## Problem to solve
Repeat, exactly and in full, the lines of the listing below, but without any pictures.

## Source excerpt
▼
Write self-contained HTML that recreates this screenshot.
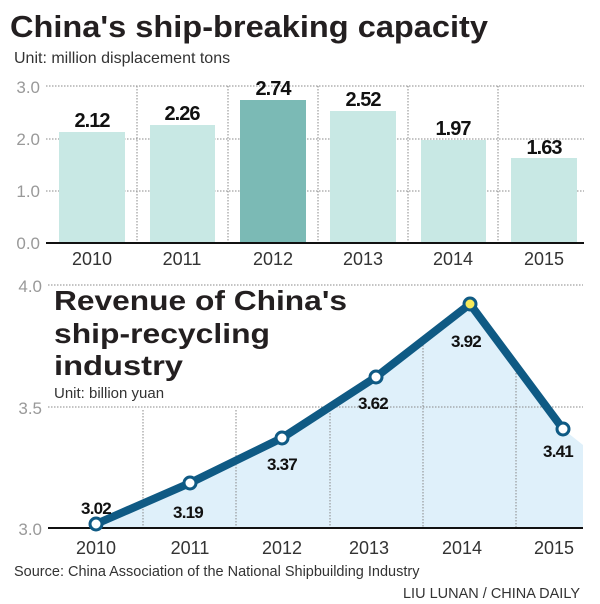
<!DOCTYPE html>
<html><head><meta charset="utf-8"><style>
body{margin:0;background:#fff;}
svg{display:block;font-family:"Liberation Sans",sans-serif;}
</style></head><body>
<svg width="600" height="604" viewBox="0 0 600 604">
<text x="10" y="37" font-size="31" font-weight="bold" fill="#231f20" textLength="478" lengthAdjust="spacingAndGlyphs">China's ship-breaking capacity</text>
<text x="14" y="63" font-size="16" fill="#333">Unit: million displacement tons</text>
<g stroke="#888" stroke-dasharray="1.5,1.5" stroke-width="1">
<line x1="46" y1="86" x2="584" y2="86"/><line x1="46" y1="139" x2="584" y2="139"/><line x1="46" y1="191" x2="584" y2="191"/>
<line x1="137" y1="86" x2="137" y2="243"/><line x1="228" y1="86" x2="228" y2="243"/><line x1="318" y1="86" x2="318" y2="243"/><line x1="408" y1="86" x2="408" y2="243"/><line x1="498" y1="86" x2="498" y2="243"/>
</g>
<g fill="#999" font-size="17" text-anchor="end">
<text x="40" y="93">3.0</text><text x="40" y="145">2.0</text><text x="40" y="197">1.0</text><text x="40" y="249">0.0</text>
</g>
<g fill="#c8e8e4">
<rect x="59" y="132" width="66" height="111"/><rect x="150" y="125" width="65" height="118"/>
<rect x="240" y="100" width="66" height="143" fill="#7bbab5"/>
<rect x="330" y="111" width="66" height="132"/><rect x="421" y="140" width="65" height="103"/><rect x="511" y="158" width="66" height="85"/>
</g>
<line x1="46" y1="243" x2="584" y2="243" stroke="#111" stroke-width="2"/>
<g font-size="20" font-weight="bold" fill="#111" text-anchor="middle" letter-spacing="-1">
<text x="92" y="127">2.12</text><text x="182" y="120">2.26</text><text x="273" y="95">2.74</text><text x="363" y="106">2.52</text><text x="453" y="135">1.97</text><text x="544" y="154">1.63</text>
</g>
<g font-size="18" fill="#333" text-anchor="middle">
<text x="92" y="265">2010</text><text x="182" y="265">2011</text><text x="273" y="265">2012</text><text x="363" y="265">2013</text><text x="453" y="265">2014</text><text x="544" y="265">2015</text>
</g>
<polygon points="96,524 190,483 282,438 376,377 470,304 563,429 583,445 583,528 96,528" fill="#dff0fa"/>
<g stroke="#888" stroke-dasharray="1.5,1.5" stroke-width="1">
<line x1="48" y1="285" x2="583" y2="285"/><line x1="48" y1="407" x2="583" y2="407"/>
<line x1="143" y1="410" x2="143" y2="528"/><line x1="236" y1="410" x2="236" y2="528"/><line x1="330" y1="410" x2="330" y2="528"/><line x1="423" y1="345" x2="423" y2="528"/><line x1="516" y1="370" x2="516" y2="528"/>
</g>
<g fill="#999" font-size="17" text-anchor="end">
<text x="42" y="292">4.0</text><text x="42" y="414">3.5</text><text x="42" y="535">3.0</text>
</g>
<line x1="48" y1="528" x2="583" y2="528" stroke="#111" stroke-width="2"/>
<polyline points="96,524 190,483 282,438 376,377 470,304 563,429" fill="none" stroke="#0f5a84" stroke-width="8" stroke-linejoin="round"/>
<g stroke="#0f5a84" stroke-width="3" fill="#fff">
<circle cx="96" cy="524" r="6"/><circle cx="190" cy="483" r="6"/><circle cx="282" cy="438" r="6"/><circle cx="376" cy="377" r="6"/><circle cx="470" cy="304" r="6" fill="#f7ea5a"/><circle cx="563" cy="429" r="6"/>
</g>
<g font-size="17" font-weight="bold" fill="#111" text-anchor="middle" letter-spacing="-0.8">
<text x="96" y="514">3.02</text><text x="188" y="518">3.19</text><text x="282" y="470">3.37</text><text x="373" y="409">3.62</text><text x="466" y="347">3.92</text><text x="558" y="457">3.41</text>
</g>
<g font-size="28" font-weight="bold" fill="#231f20">
<text x="54" y="310" textLength="293" lengthAdjust="spacingAndGlyphs">Revenue of China's</text>
<text x="54" y="343" textLength="216" lengthAdjust="spacingAndGlyphs">ship-recycling</text>
<text x="54" y="375" textLength="129" lengthAdjust="spacingAndGlyphs">industry</text>
</g>
<text x="54" y="398" font-size="15" fill="#333">Unit: billion yuan</text>
<g font-size="18" fill="#333" text-anchor="middle">
<text x="96" y="554">2010</text><text x="190" y="554">2011</text><text x="282" y="554">2012</text><text x="369" y="554">2013</text><text x="462" y="554">2014</text><text x="554" y="554">2015</text>
</g>
<text x="14" y="576" font-size="14.5" fill="#333">Source: China Association of the National Shipbuilding Industry</text>
<text x="580" y="598" font-size="14.5" fill="#333" text-anchor="end">LIU LUNAN / CHINA DAILY</text>
</svg>
</body></html>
▲
## Task answer
Write self-contained HTML that recreates this screenshot.
<!DOCTYPE html>
<html><head><meta charset="utf-8"><style>
body{margin:0;background:#fff;}
svg{display:block;font-family:"Liberation Sans",sans-serif;}
</style></head><body>
<svg width="600" height="604" viewBox="0 0 600 604">
<text x="10" y="37" font-size="31" font-weight="bold" fill="#231f20" textLength="478" lengthAdjust="spacingAndGlyphs">China's ship-breaking capacity</text>
<text x="14" y="63" font-size="16" fill="#333">Unit: million displacement tons</text>
<g stroke="#888" stroke-dasharray="1.5,1.5" stroke-width="1">
<line x1="46" y1="86" x2="584" y2="86"/><line x1="46" y1="139" x2="584" y2="139"/><line x1="46" y1="191" x2="584" y2="191"/>
<line x1="137" y1="86" x2="137" y2="243"/><line x1="228" y1="86" x2="228" y2="243"/><line x1="318" y1="86" x2="318" y2="243"/><line x1="408" y1="86" x2="408" y2="243"/><line x1="498" y1="86" x2="498" y2="243"/>
</g>
<g fill="#999" font-size="17" text-anchor="end">
<text x="40" y="93">3.0</text><text x="40" y="145">2.0</text><text x="40" y="197">1.0</text><text x="40" y="249">0.0</text>
</g>
<g fill="#c8e8e4">
<rect x="59" y="132" width="66" height="111"/><rect x="150" y="125" width="65" height="118"/>
<rect x="240" y="100" width="66" height="143" fill="#7bbab5"/>
<rect x="330" y="111" width="66" height="132"/><rect x="421" y="140" width="65" height="103"/><rect x="511" y="158" width="66" height="85"/>
</g>
<line x1="46" y1="243" x2="584" y2="243" stroke="#111" stroke-width="2"/>
<g font-size="20" font-weight="bold" fill="#111" text-anchor="middle" letter-spacing="-1">
<text x="92" y="127">2.12</text><text x="182" y="120">2.26</text><text x="273" y="95">2.74</text><text x="363" y="106">2.52</text><text x="453" y="135">1.97</text><text x="544" y="154">1.63</text>
</g>
<g font-size="18" fill="#333" text-anchor="middle">
<text x="92" y="265">2010</text><text x="182" y="265">2011</text><text x="273" y="265">2012</text><text x="363" y="265">2013</text><text x="453" y="265">2014</text><text x="544" y="265">2015</text>
</g>
<polygon points="96,524 190,483 282,438 376,377 470,304 563,429 583,445 583,528 96,528" fill="#dff0fa"/>
<g stroke="#888" stroke-dasharray="1.5,1.5" stroke-width="1">
<line x1="48" y1="285" x2="583" y2="285"/><line x1="48" y1="407" x2="583" y2="407"/>
<line x1="143" y1="410" x2="143" y2="528"/><line x1="236" y1="410" x2="236" y2="528"/><line x1="330" y1="410" x2="330" y2="528"/><line x1="423" y1="345" x2="423" y2="528"/><line x1="516" y1="370" x2="516" y2="528"/>
</g>
<g fill="#999" font-size="17" text-anchor="end">
<text x="42" y="292">4.0</text><text x="42" y="414">3.5</text><text x="42" y="535">3.0</text>
</g>
<line x1="48" y1="528" x2="583" y2="528" stroke="#111" stroke-width="2"/>
<polyline points="96,524 190,483 282,438 376,377 470,304 563,429" fill="none" stroke="#0f5a84" stroke-width="8" stroke-linejoin="round"/>
<g stroke="#0f5a84" stroke-width="3" fill="#fff">
<circle cx="96" cy="524" r="6"/><circle cx="190" cy="483" r="6"/><circle cx="282" cy="438" r="6"/><circle cx="376" cy="377" r="6"/><circle cx="470" cy="304" r="6" fill="#f7ea5a"/><circle cx="563" cy="429" r="6"/>
</g>
<g font-size="17" font-weight="bold" fill="#111" text-anchor="middle" letter-spacing="-0.8">
<text x="96" y="514">3.02</text><text x="188" y="518">3.19</text><text x="282" y="470">3.37</text><text x="373" y="409">3.62</text><text x="466" y="347">3.92</text><text x="558" y="457">3.41</text>
</g>
<g font-size="28" font-weight="bold" fill="#231f20">
<text x="54" y="310" textLength="293" lengthAdjust="spacingAndGlyphs">Revenue of China's</text>
<text x="54" y="343" textLength="216" lengthAdjust="spacingAndGlyphs">ship-recycling</text>
<text x="54" y="375" textLength="129" lengthAdjust="spacingAndGlyphs">industry</text>
</g>
<text x="54" y="398" font-size="15" fill="#333">Unit: billion yuan</text>
<g font-size="18" fill="#333" text-anchor="middle">
<text x="96" y="554">2010</text><text x="190" y="554">2011</text><text x="282" y="554">2012</text><text x="369" y="554">2013</text><text x="462" y="554">2014</text><text x="554" y="554">2015</text>
</g>
<text x="14" y="576" font-size="14.5" fill="#333">Source: China Association of the National Shipbuilding Industry</text>
<text x="580" y="598" font-size="14.5" fill="#333" text-anchor="end">LIU LUNAN / CHINA DAILY</text>
</svg>
</body></html>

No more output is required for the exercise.